String Metrics Constants

Constants for specifying how string lengths should be interpreted.

/**
 * Character-based metrics - interpret length as number of Unicode characters
 */
ByteBuffer.METRICS_CHARS = 'c';

/**
 * Byte-based metrics - interpret length as number of UTF-8 bytes
 */
ByteBuffer.METRICS_BYTES = 'b';

Usage Examples:

const bb = ByteBuffer.allocate(32);
const testString = "Café"; // 4 chars, 5 bytes in UTF-8

bb.writeUTF8String(testString);
bb.flip();

// Read by byte count
const byBytes = bb.readUTF8String(5, ByteBuffer.METRICS_BYTES);
console.log(byBytes); // "Café"

bb.offset = 0; // Reset for second read

// Read by character count  
const byChars = bb.readUTF8String(4, ByteBuffer.METRICS_CHARS);
console.log(byChars); // "Café"

// Demonstrate the difference with emoji
bb.clear();
const emojiString = "Hi🚀"; // 3 chars, 6 bytes
bb.writeUTF8String(emojiString);
bb.flip();

const emojiByBytes = bb.readUTF8String(6, 'b'); // 6 bytes
const emojiByChars = bb.readUTF8String(3, 'c'); // 3 characters

// Both should be "Hi🚀" but read using different metrics

Advanced String Operations

Working with different encodings and string manipulation.

Usage Examples:

const bb = ByteBuffer.allocate(128);

// Write mixed content
bb.writeUTF8String("Start: ");
bb.writeIString("Middle part");
bb.writeCString("End");

// Chain string operations
bb.clear()
  .writeVString("First")
  .writeVString("Second") 
  .writeVString("Third");

// Read back in order
bb.flip();
const first = bb.readVString();   // "First"
const second = bb.readVString();  // "Second"
const third = bb.readVString();   // "Third"

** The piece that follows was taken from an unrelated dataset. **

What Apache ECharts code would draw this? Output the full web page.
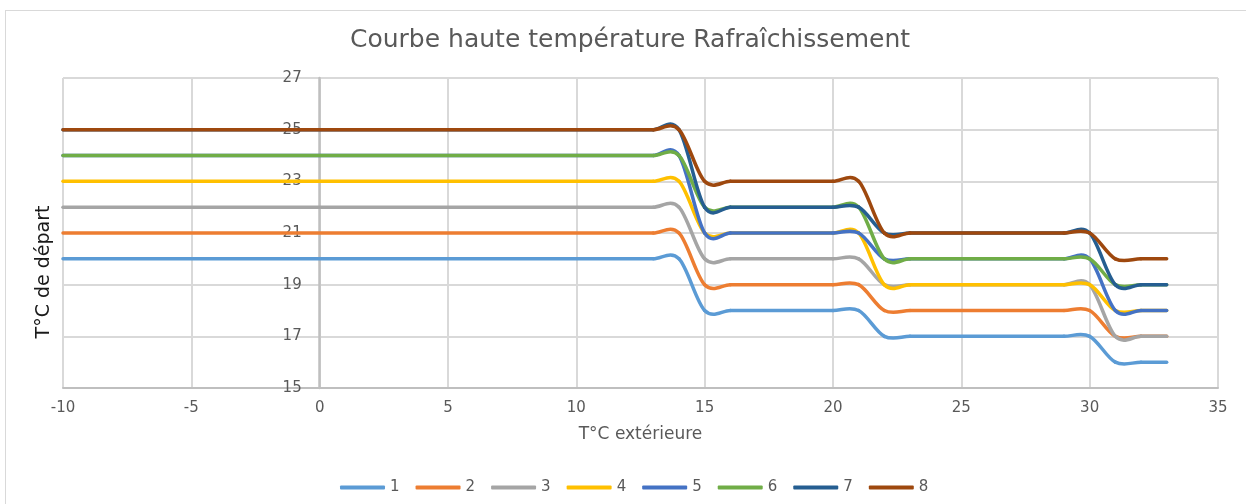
<!DOCTYPE html>
<html>
<head>
<meta charset="utf-8">
<script src="https://cdn.jsdelivr.net/npm/echarts@6/dist/echarts.min.js"></script>
<style>
    html, body { margin: 0; padding: 0; background: #fff; }
    #frame { position: absolute; left: 5px; top: 10px; width: 1400px; height: 600px; border-left: 1px solid #d9d9d9; border-top: 1px solid #d9d9d9; }
    #chart { position: absolute; left: 0; top: 0; width: 1246px; height: 504px; }
</style>
</head>
<body>
<div id="frame"></div>
<div id="chart"></div>
<script>
// T°C extérieure (points communs à toutes les courbes)
var tempExt = [-10, 13, 14, 15, 16, 20, 21, 22, 23, 29, 30, 31, 32, 33];

// T°C de départ par courbe
var courbe1 = [20, 20, 20, 18, 18, 18, 18, 17, 17, 17, 17, 16, 16, 16];
var courbe2 = [21, 21, 21, 19, 19, 19, 19, 18, 18, 18, 18, 17, 17, 17];
var courbe3 = [22, 22, 22, 20, 20, 20, 20, 19, 19, 19, 19, 17, 17, 17];
var courbe4 = [23, 23, 23, 21, 21, 21, 21, 19, 19, 19, 19, 18, 18, 18];
var courbe5 = [24, 24, 24, 21, 21, 21, 21, 20, 20, 20, 20, 18, 18, 18];
var courbe6 = [24, 24, 24, 22, 22, 22, 22, 20, 20, 20, 20, 19, 19, 19];
var courbe7 = [25, 25, 25, 22, 22, 22, 22, 21, 21, 21, 21, 19, 19, 19];
var courbe8 = [25, 25, 25, 23, 23, 23, 23, 21, 21, 21, 21, 20, 20, 20];

var legendName = ['1', '2', '3', '4', '5', '6', '7', '8'];
var colors = ['#5B9BD5', '#ED7D31', '#A5A5A5', '#FFC000', '#4472C4', '#70AD47', '#255E91', '#9E480E'];
var allCourbes = [courbe1, courbe2, courbe3, courbe4, courbe5, courbe6, courbe7, courbe8];

var font = 'DejaVu Sans';

//couples x/y
function toPoints(values){
    var pts = [];
    for(var i=0; i<tempExt.length; i++){
        pts.push([tempExt[i], values[i]]);
    }
    return pts;
}

//pentes aux points (lissage type Excel)
function getSlopes(values){
    var n = tempExt.length;
    var m = [];
    for(var i=0; i<n; i++){
        var a = i === 0 ? 0 : i - 1;
        var b = i === n - 1 ? n - 1 : i + 1;
        m.push((values[b] - values[a]) / (tempExt[b] - tempExt[a]));
    }
    return m;
}

//courbe lissée passant par les points, via les axes du graphique
function renderCourbe(values, color){
    var slopes = getSlopes(values);
    return function(params, api){
        if (params.dataIndex !== 0) {
            return;
        }
        var children = [];
        for(var i=0; i<tempExt.length-1; i++){
            var h = (tempExt[i+1] - tempExt[i]) / 3;
            var p0 = api.coord([tempExt[i], values[i]]);
            var c1 = api.coord([tempExt[i] + h, values[i] + slopes[i] * h]);
            var c2 = api.coord([tempExt[i+1] - h, values[i+1] - slopes[i+1] * h]);
            var p1 = api.coord([tempExt[i+1], values[i+1]]);
            children.push({
                type: 'bezierCurve',
                shape: {
                    x1: p0[0], y1: p0[1],
                    cpx1: c1[0], cpy1: c1[1],
                    cpx2: c2[0], cpy2: c2[1],
                    x2: p1[0], y2: p1[1]
                },
                style: { fill: null, stroke: color, lineWidth: 3.5, lineCap: 'round', lineJoin: 'round' }
            });
        }
        return { type: 'group', children: children };
    };
}

var series = [];
for(var k=0; k<allCourbes.length; k++){
    series.push({
        name: legendName[k],
        type: 'custom',
        coordinateSystem: 'cartesian2d',
        silent: true,
        itemStyle: { color: colors[k] },
        renderItem: renderCourbe(allCourbes[k], colors[k]),
        data: toPoints(allCourbes[k])
    });
}

var myChart = echarts.init(document.getElementById('chart'));

var option = {
    animation: false,
    backgroundColor: 'transparent',
    color: colors,
    title: {
        text: 'Courbe haute température Rafraîchissement',
        left: 345,
        top: 23,
        textStyle: { fontFamily: font, fontSize: 25, fontWeight: 'normal', color: '#595959' }
    },
    grid: {
        left: 63,
        top: 78,
        width: 1155,
        height: 310,
        containLabel: false,
        outerBoundsMode: 'none'
    },
    legend: {
        data: legendName,
        left: 335,
        top: 475,
        icon: 'roundRect',
        itemWidth: 45,
        itemHeight: 4,
        itemGap: 16,
        textStyle: { fontFamily: font, fontSize: 15, color: '#595959', padding: [0, 0, 0, 0] }
    },
    graphic: [{
        type: 'text',
        rotation: Math.PI / 2,
        x: 44,
        y: 272,
        style: {
            text: 'T°C de départ',
            font: '19px "DejaVu Sans"',
            fill: '#1a1a1a',
            textAlign: 'center',
            textVerticalAlign: 'middle'
        }
    }],
    xAxis: {
        type: 'value',
        min: -10,
        max: 35,
        interval: 5,
        name: 'T°C extérieure',
        nameLocation: 'middle',
        nameGap: 38,
        nameTextStyle: { fontFamily: font, fontSize: 17, color: '#595959' },
        axisLine: { onZero: false, lineStyle: { color: '#bfbfbf', width: 2 } },
        axisTick: { show: false },
        axisLabel: { fontFamily: font, fontSize: 15, color: '#595959', margin: 13 },
        splitLine: { show: true, lineStyle: { color: '#d9d9d9', width: 2 } }
    },
    yAxis: {
        type: 'value',
        min: 15,
        max: 27,
        interval: 2,
        offset: -256.7,
        axisLine: { show: true, onZero: false, lineStyle: { color: '#bfbfbf', width: 2.5 } },
        axisTick: { show: false },
        axisLabel: { fontFamily: font, fontSize: 15, color: '#595959', margin: 18 },
        splitLine: { show: true, lineStyle: { color: '#d9d9d9', width: 2 } }
    },
    series: series
};

myChart.setOption(option);
</script>
</body>
</html>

// Working with large strings
const largeString = "x".repeat(10000);
bb.clear();
bb.ensureCapacity(ByteBuffer.calculateUTF8Bytes(largeString) + 10);
bb.writeVString(largeString);
bb.flip();
const readLarge = bb.readVString();
console.log(readLarge.length); // 10000

// Empty string handling
bb.clear();
bb.writeCString("");    // Just null terminator
bb.writeIString("");    // 4-byte zero length + no data
bb.writeVString("");    // 1-byte zero length + no data

bb.flip();
console.log(`"${bb.readCString()}"`);  // ""
console.log(`"${bb.readIString()}"`);  // "" 
console.log(`"${bb.readVString()}"`);  // ""

Error Handling

String operations may encounter the following error conditions:

  • Error: When attempting to read beyond buffer limits
  • Error: When invalid UTF-8 sequences are encountered
  • RangeError: When string is too large for available buffer space
  • TypeError: When non-string values are provided to string write methods

Example Error Handling:

const bb = ByteBuffer.allocate(16);

try {
    // This may throw RangeError if string is too large
    const largeString = "x".repeat(1000);
    bb.writeUTF8String(largeString);
} catch (error) {
    console.error("String too large:", error.message);
}

try {
    // This will throw Error when reading beyond buffer
    bb.readUTF8String(100); // Trying to read 100 bytes from small buffer
} catch (error) {
    console.error("Read beyond buffer:", error.message);
}

try {
    // This will throw TypeError
    bb.writeUTF8String(123); // Number instead of string
} catch (error) {
    console.error("Invalid type:", error.message);
}

// Handle null terminator edge cases
bb.clear();
bb.writeUTF8String("Test\0with\0nulls");
bb.flip();
const withNulls = bb.readCString(); // Stops at first null
console.log(`C-string: "${withNulls}"`); // "Test" (stops at \0)

Performance Considerations

  • UTF-8 encoding/decoding has computational overhead compared to ASCII
  • VString is more space-efficient than IString for short strings
  • CString is space-efficient but requires null-termination scanning
  • Character vs byte metrics - byte metrics are faster as they avoid UTF-8 character counting
  • Large strings may require buffer resizing, which involves memory allocation

Performance Comparison:

// Space efficiency comparison for short strings
const shortString = "Hi";

// Method 1: C-String (3 bytes: 'H', 'i', '\0')
// Method 2: VString (3 bytes: 1-byte length + 'H', 'i') 
// Method 3: IString (6 bytes: 4-byte length + 'H', 'i')

// For longer strings, the length prefix overhead becomes negligible
const longString = "x".repeat(1000);
// C-String: 1001 bytes
// VString: 1002 bytes (1-byte varint length + 1000 data)
// IString: 1004 bytes (4-byte length + 1000 data)